El profundo respeto del Doctor Máximo a la hebraica ueritas era otra razón más para afianzarse en esa excepción. Y, sin embargo –¡curioso fenómeno!–, su instinto de eximio traductor y profundo sentido filosófico se sobreponían a menudo a dicho régimen de excepción, y desmintió felizmente con suma frecuencia en su traducción latina del texto escriturario lo que había proclamado como teoría, que más bien parecía un escrúpulo religioso, usando de una discreta libertad verbal y realizando una versión suelta y hasta elegante. Sin embargo, S. Pablo afirma reiteradamente en sus Epístolas hasta cuatro veces (cfr. II Car 36 (bis), Rm 229 y 76)– que «la letra mata, pero el espíritu da vida», palabras perfectamente aplicables al modo de interpretar y, por lo tanto, de traducir. Numerosos errores exegéticos, graves a menos graves, y no pocas discusiones y disensiones, tuvieron su origen en una traducción defectuosa o equivocada por nimiamente literal.

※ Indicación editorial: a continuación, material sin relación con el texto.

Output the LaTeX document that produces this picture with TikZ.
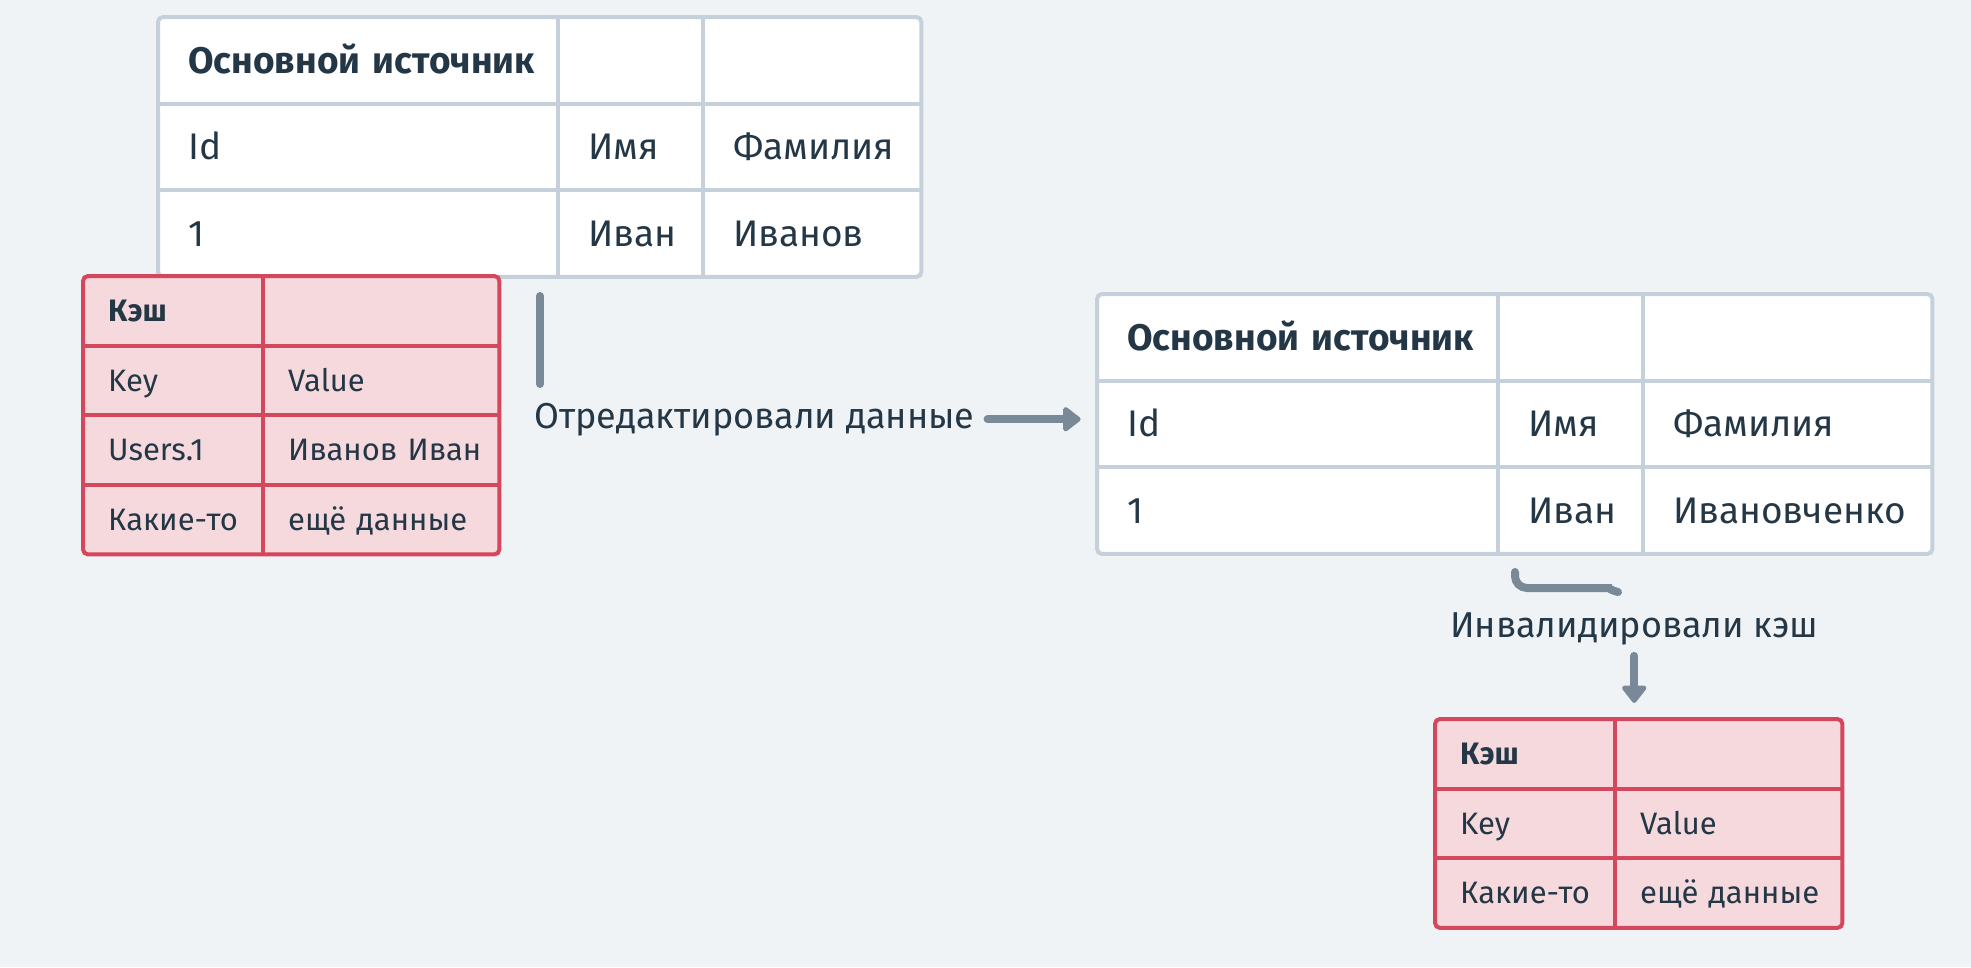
\documentclass[tikz,border=0pt]{standalone}
\usepackage{fontspec}
\setmainfont{Fira Sans}
\usetikzlibrary{arrows.meta}
\definecolor{bgc}{HTML}{EFF3F6}
\definecolor{gline}{HTML}{C6D0DA}
\definecolor{rline}{HTML}{D4475C}
\definecolor{rfill}{HTML}{F6D9DD}
\definecolor{ink}{HTML}{243746}
\definecolor{arr}{HTML}{7A8997}
\begin{document}
\begin{tikzpicture}[x=1pt,y=-1pt,
    cellbox/.style={anchor=north west,inner ysep=0pt,align=left,text=ink,
      execute at begin node={\hbox\bgroup},execute at end node={\egroup}},
    gcell/.style={cellbox,fill=white,minimum height=86.5pt,inner xsep=30pt,
      text height=30pt,text depth=4pt,font=\fontsize{37}{44}\selectfont},
    rcell/.style={cellbox,fill=rfill,minimum height=69.5pt,inner xsep=25pt,
      text height=26pt,text depth=4pt,font=\fontsize{31}{37}\selectfont},
    gframe/.style={draw=gline,line width=4pt,rounded corners=5pt},
    gsep/.style={draw=gline,line width=4pt},
    rframe/.style={draw=rline,line width=4pt,rounded corners=5pt},
    rsep/.style={draw=rline,line width=4pt},
    flow/.style={draw=arr,line width=8pt,line cap=round},
    flowtip/.style={flow,-{Triangle[length=19pt,width=28pt,round]}},
    note/.style={anchor=base west,inner sep=0pt,text=ink,font=\fontsize{36}{43}\selectfont}]
  \fill[bgc] (0,0) rectangle (1971,967);

  \node[gcell,text width=340pt] (a11) at (158,17) {\textbf{Основной источник}};
  \node[gcell,text width=85pt] (a12) at (558,17) {};
  \node[gcell,text width=158pt] (a13) at (703,17) {};
  \node[gcell,text width=340pt] (a21) at (158,103.5) {Id};
  \node[gcell,text width=85pt] (a22) at (558,103.5) {Имя};
  \node[gcell,text width=158pt] (a23) at (703,103.5) {Фамилия};
  \node[gcell,text width=340pt] (a31) at (158,190) {1};
  \node[gcell,text width=85pt] (a32) at (558,190) {Иван};
  \node[gcell,text width=158pt] (a33) at (703,190) {Иванов};
  \draw[gsep] (a11.north east) -- (a31.south east);
  \draw[gsep] (a12.north east) -- (a32.south east);
  \draw[gsep] (a11.south west) -- (a13.south east);
  \draw[gsep] (a21.south west) -- (a23.south east);
  \draw[gframe] (a11.north west) rectangle (a33.south east);

  \node[rcell,text width=130pt] (c11) at (83,276) {\textbf{Кэш}};
  \node[rcell,text width=186pt] (c12) at (263,276) {};
  \node[rcell,text width=130pt] (c21) at (83,345.5) {Key};
  \node[rcell,text width=186pt] (c22) at (263,345.5) {Value};
  \node[rcell,text width=130pt] (c31) at (83,415) {Users.1};
  \node[rcell,text width=186pt] (c32) at (263,415) {Иванов Иван};
  \node[rcell,text width=130pt] (c41) at (83,484.5) {Какие-то};
  \node[rcell,text width=186pt] (c42) at (263,484.5) {ещё данные};
  \draw[rsep] (c11.north east) -- (c41.south east);
  \draw[rsep] (c11.south west) -- (c12.south east);
  \draw[rsep] (c21.south west) -- (c22.south east);
  \draw[rsep] (c31.south west) -- (c32.south east);
  \draw[rframe] (c11.north west) rectangle (c42.south east);

  \node[gcell,text width=341pt] (b11) at (1097,294) {\textbf{Основной источник}};
  \node[gcell,text width=85pt] (b12) at (1498,294) {};
  \node[gcell,text width=229pt] (b13) at (1643,294) {};
  \node[gcell,text width=341pt] (b21) at (1097,380.5) {Id};
  \node[gcell,text width=85pt] (b22) at (1498,380.5) {Имя};
  \node[gcell,text width=229pt] (b23) at (1643,380.5) {Фамилия};
  \node[gcell,text width=341pt] (b31) at (1097,467) {1};
  \node[gcell,text width=85pt] (b32) at (1498,467) {Иван};
  \node[gcell,text width=229pt] (b33) at (1643,467) {Ивановченко};
  \draw[gsep] (b11.north east) -- (b31.south east);
  \draw[gsep] (b12.north east) -- (b32.south east);
  \draw[gsep] (b11.south west) -- (b13.south east);
  \draw[gsep] (b21.south west) -- (b23.south east);
  \draw[gframe] (b11.north west) rectangle (b33.south east);

  \node[rcell,text width=130pt] (d11) at (1435,719) {\textbf{Кэш}};
  \node[rcell,text width=177pt] (d12) at (1615,719) {};
  \node[rcell,text width=130pt] (d21) at (1435,788.5) {Key};
  \node[rcell,text width=177pt] (d22) at (1615,788.5) {Value};
  \node[rcell,text width=130pt] (d31) at (1435,858) {Какие-то};
  \node[rcell,text width=177pt] (d32) at (1615,858) {ещё данные};
  \draw[rsep] (d11.north east) -- (d31.south east);
  \draw[rsep] (d11.south west) -- (d12.south east);
  \draw[rsep] (d21.south west) -- (d22.south east);
  \draw[rframe] (d11.north west) rectangle (d32.south east);

  \node[note] (m1) at (534,428) {Отредактировали данные};
  \coordinate (e1) at (540,296);
  \coordinate (e2) at (540,384);
  \draw[flow] (e1) -- (e2);
  \draw[flowtip] ([xshift=13pt]m1.east) -- ++(93,0);

  \node[note] (m2) at (1450,637) {Инвалидировали кэш};
  \coordinate (e3) at (1515,572);
  \coordinate (e4) at (1618,592);
  \draw[flow,rounded corners=12pt] (e3) -- ++(0,16) -- ++(85,0) to[out=0,in=165] (e4);
  \draw[flowtip] ([yshift=-11pt]m2.south) -- ++(0,47);
\end{tikzpicture}
\end{document}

In principio erat uerbum!, dijo alguien ingeniosamente a este respecto, y no sin respeto.

Hoy día, la exégesis escrituraria va rompiendo cada vez con mayor decisión y amplitud las aferradas amarras del literalismo en las traducciones; pero aún queda un camino inmenso por recorrer.

 

* Méndez Bejarano Doctrinal de preceptiva literaria, Madrid, 1915, 53.

** Poemas arábigo-andaluces, Madrid, 19594, 61.

*** El mejor traductor francés –o si se quiere, parafraseador– de Virgilio en verso, y su comentarista estético, J. Delille, dice a este propósito (Les Géorgiques, «Discours préliminaire», París, 1812, 40): «La fidélité d’une traduction de vers en prose est toujours très infidèle. Un des premiers charmes des vers est l’harmonie. Or, l’harmonie de la prose ne saurait représenter celle des vers. La même pensée, rendue en prose ou en vers, produit sur nous un effet tout différent… C’est que l’oreille cherche naturellement le rhythme, et surtout dans la poésie». Considerando las exquisitas bellezas literarias de Virgilio, por ejemplo, en el original, completamente intraducibles tantas veces, se advierte la distancia abismal entre original y traducción, máxime si ésta es en prosa, pues hay versiones poéticas que han procurado reproducir dichos primores, con mejor o peor fortuna.

**** Como dato curioso, que corrobora nuestro aserto, hasta 1820 se habían catalogado nada menos que 65 traducciones (parciales o totales) de Virgilio, en verso francés, frente a 38 en prosa, cifras que suponemos se habrán acrecentado notablemente en el siglo y medio posterior. Hasta esa misma fecha Menéndez Pelayo reseñó 19 de las Églogas y Geórgicas (de ellas 17 en verso) y otras 19 (13 en verso) de la Eneida (entre totales y parciales). Posteriormente se han duplicado, o más, esas cifras de traducciones españolas.